• **DIRECTION**
Copy all of the material exactly. Pictures are not to appear in the copy.

╔══

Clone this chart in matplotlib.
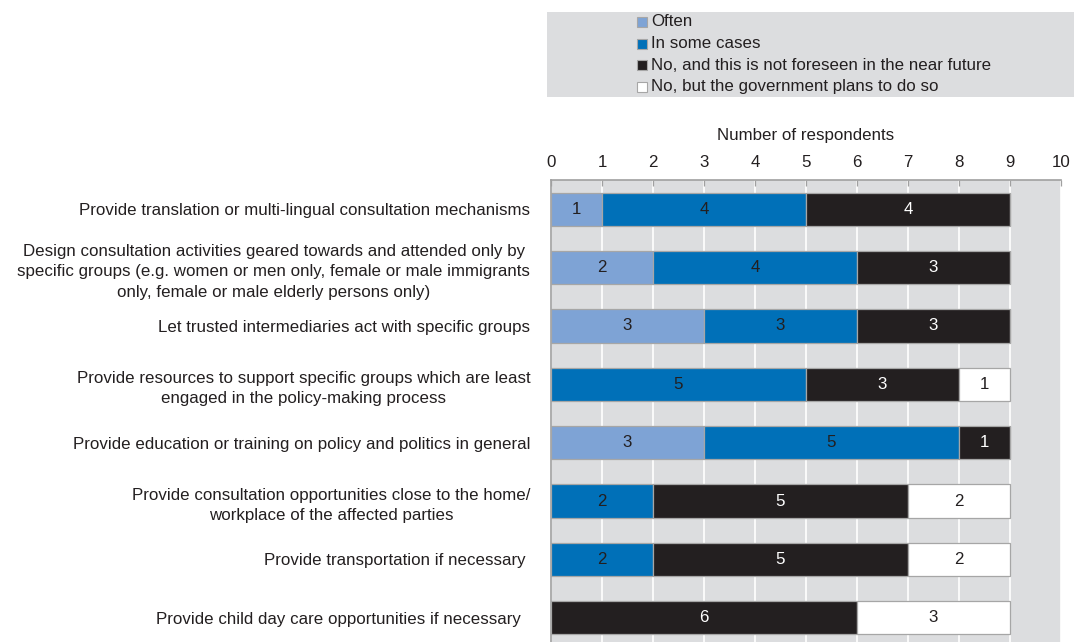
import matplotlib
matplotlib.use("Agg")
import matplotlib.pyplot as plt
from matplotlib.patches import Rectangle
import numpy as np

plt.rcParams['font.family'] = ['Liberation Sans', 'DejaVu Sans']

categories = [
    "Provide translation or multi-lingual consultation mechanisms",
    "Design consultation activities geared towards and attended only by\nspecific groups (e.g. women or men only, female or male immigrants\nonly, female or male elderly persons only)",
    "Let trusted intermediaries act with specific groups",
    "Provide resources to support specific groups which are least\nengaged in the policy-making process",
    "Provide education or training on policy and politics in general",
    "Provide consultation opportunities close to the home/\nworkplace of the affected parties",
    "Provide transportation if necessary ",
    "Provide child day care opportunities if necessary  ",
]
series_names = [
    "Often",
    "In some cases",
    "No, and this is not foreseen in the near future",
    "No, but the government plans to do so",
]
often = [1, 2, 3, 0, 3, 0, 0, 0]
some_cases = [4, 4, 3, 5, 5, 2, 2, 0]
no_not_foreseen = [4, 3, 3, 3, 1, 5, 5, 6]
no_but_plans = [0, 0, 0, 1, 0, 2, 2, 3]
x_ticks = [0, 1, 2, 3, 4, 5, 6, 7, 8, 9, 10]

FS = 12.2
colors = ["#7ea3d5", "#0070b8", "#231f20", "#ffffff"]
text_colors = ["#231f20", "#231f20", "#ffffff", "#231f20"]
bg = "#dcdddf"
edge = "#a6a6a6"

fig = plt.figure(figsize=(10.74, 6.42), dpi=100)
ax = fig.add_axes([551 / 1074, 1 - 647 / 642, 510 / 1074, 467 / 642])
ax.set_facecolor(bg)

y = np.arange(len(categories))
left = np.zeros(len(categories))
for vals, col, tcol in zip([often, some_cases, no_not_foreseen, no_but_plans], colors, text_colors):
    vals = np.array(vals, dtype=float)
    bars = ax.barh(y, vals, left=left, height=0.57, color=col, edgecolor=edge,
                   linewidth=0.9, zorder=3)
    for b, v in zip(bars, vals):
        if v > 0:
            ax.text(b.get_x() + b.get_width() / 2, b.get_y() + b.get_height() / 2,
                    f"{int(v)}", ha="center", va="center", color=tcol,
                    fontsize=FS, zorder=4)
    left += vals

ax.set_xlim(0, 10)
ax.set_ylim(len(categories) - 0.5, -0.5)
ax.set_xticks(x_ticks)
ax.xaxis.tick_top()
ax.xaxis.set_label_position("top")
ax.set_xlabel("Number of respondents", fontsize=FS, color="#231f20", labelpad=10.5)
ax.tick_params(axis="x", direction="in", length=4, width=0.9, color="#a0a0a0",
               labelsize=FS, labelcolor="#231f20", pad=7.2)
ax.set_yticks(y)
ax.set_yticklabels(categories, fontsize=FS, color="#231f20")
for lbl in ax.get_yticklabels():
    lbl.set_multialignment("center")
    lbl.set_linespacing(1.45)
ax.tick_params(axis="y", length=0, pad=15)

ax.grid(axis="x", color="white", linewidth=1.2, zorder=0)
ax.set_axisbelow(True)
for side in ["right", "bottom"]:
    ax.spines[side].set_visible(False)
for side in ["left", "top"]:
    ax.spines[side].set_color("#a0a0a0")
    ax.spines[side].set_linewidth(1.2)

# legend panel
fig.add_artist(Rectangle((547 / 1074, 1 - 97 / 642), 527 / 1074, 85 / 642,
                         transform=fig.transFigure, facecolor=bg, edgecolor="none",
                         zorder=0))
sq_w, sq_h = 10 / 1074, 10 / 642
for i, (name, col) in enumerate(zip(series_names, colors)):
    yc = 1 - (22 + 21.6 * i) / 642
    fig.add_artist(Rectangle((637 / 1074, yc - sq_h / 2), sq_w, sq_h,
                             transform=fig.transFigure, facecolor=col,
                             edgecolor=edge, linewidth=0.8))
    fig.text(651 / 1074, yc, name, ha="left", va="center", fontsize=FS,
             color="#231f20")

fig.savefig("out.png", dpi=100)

╚══

• **FINAL RESULT**
Clone this chart in matplotlib.
import matplotlib
matplotlib.use("Agg")
import matplotlib.pyplot as plt
from matplotlib.patches import Rectangle
import numpy as np

plt.rcParams['font.family'] = ['Liberation Sans', 'DejaVu Sans']

categories = [
    "Provide translation or multi-lingual consultation mechanisms",
    "Design consultation activities geared towards and attended only by\nspecific groups (e.g. women or men only, female or male immigrants\nonly, female or male elderly persons only)",
    "Let trusted intermediaries act with specific groups",
    "Provide resources to support specific groups which are least\nengaged in the policy-making process",
    "Provide education or training on policy and politics in general",
    "Provide consultation opportunities close to the home/\nworkplace of the affected parties",
    "Provide transportation if necessary ",
    "Provide child day care opportunities if necessary  ",
]
series_names = [
    "Often",
    "In some cases",
    "No, and this is not foreseen in the near future",
    "No, but the government plans to do so",
]
often = [1, 2, 3, 0, 3, 0, 0, 0]
some_cases = [4, 4, 3, 5, 5, 2, 2, 0]
no_not_foreseen = [4, 3, 3, 3, 1, 5, 5, 6]
no_but_plans = [0, 0, 0, 1, 0, 2, 2, 3]
x_ticks = [0, 1, 2, 3, 4, 5, 6, 7, 8, 9, 10]

FS = 12.2
colors = ["#7ea3d5", "#0070b8", "#231f20", "#ffffff"]
text_colors = ["#231f20", "#231f20", "#ffffff", "#231f20"]
bg = "#dcdddf"
edge = "#a6a6a6"

fig = plt.figure(figsize=(10.74, 6.42), dpi=100)
ax = fig.add_axes([551 / 1074, 1 - 647 / 642, 510 / 1074, 467 / 642])
ax.set_facecolor(bg)

y = np.arange(len(categories))
left = np.zeros(len(categories))
for vals, col, tcol in zip([often, some_cases, no_not_foreseen, no_but_plans], colors, text_colors):
    vals = np.array(vals, dtype=float)
    bars = ax.barh(y, vals, left=left, height=0.57, color=col, edgecolor=edge,
                   linewidth=0.9, zorder=3)
    for b, v in zip(bars, vals):
        if v > 0:
            ax.text(b.get_x() + b.get_width() / 2, b.get_y() + b.get_height() / 2,
                    f"{int(v)}", ha="center", va="center", color=tcol,
                    fontsize=FS, zorder=4)
    left += vals

ax.set_xlim(0, 10)
ax.set_ylim(len(categories) - 0.5, -0.5)
ax.set_xticks(x_ticks)
ax.xaxis.tick_top()
ax.xaxis.set_label_position("top")
ax.set_xlabel("Number of respondents", fontsize=FS, color="#231f20", labelpad=10.5)
ax.tick_params(axis="x", direction="in", length=4, width=0.9, color="#a0a0a0",
               labelsize=FS, labelcolor="#231f20", pad=7.2)
ax.set_yticks(y)
ax.set_yticklabels(categories, fontsize=FS, color="#231f20")
for lbl in ax.get_yticklabels():
    lbl.set_multialignment("center")
    lbl.set_linespacing(1.45)
ax.tick_params(axis="y", length=0, pad=15)

ax.grid(axis="x", color="white", linewidth=1.2, zorder=0)
ax.set_axisbelow(True)
for side in ["right", "bottom"]:
    ax.spines[side].set_visible(False)
for side in ["left", "top"]:
    ax.spines[side].set_color("#a0a0a0")
    ax.spines[side].set_linewidth(1.2)

# legend panel
fig.add_artist(Rectangle((547 / 1074, 1 - 97 / 642), 527 / 1074, 85 / 642,
                         transform=fig.transFigure, facecolor=bg, edgecolor="none",
                         zorder=0))
sq_w, sq_h = 10 / 1074, 10 / 642
for i, (name, col) in enumerate(zip(series_names, colors)):
    yc = 1 - (22 + 21.6 * i) / 642
    fig.add_artist(Rectangle((637 / 1074, yc - sq_h / 2), sq_w, sq_h,
                             transform=fig.transFigure, facecolor=col,
                             edgecolor=edge, linewidth=0.8))
    fig.text(651 / 1074, yc, name, ha="left", va="center", fontsize=FS,
             color="#231f20")

fig.savefig("out.png", dpi=100)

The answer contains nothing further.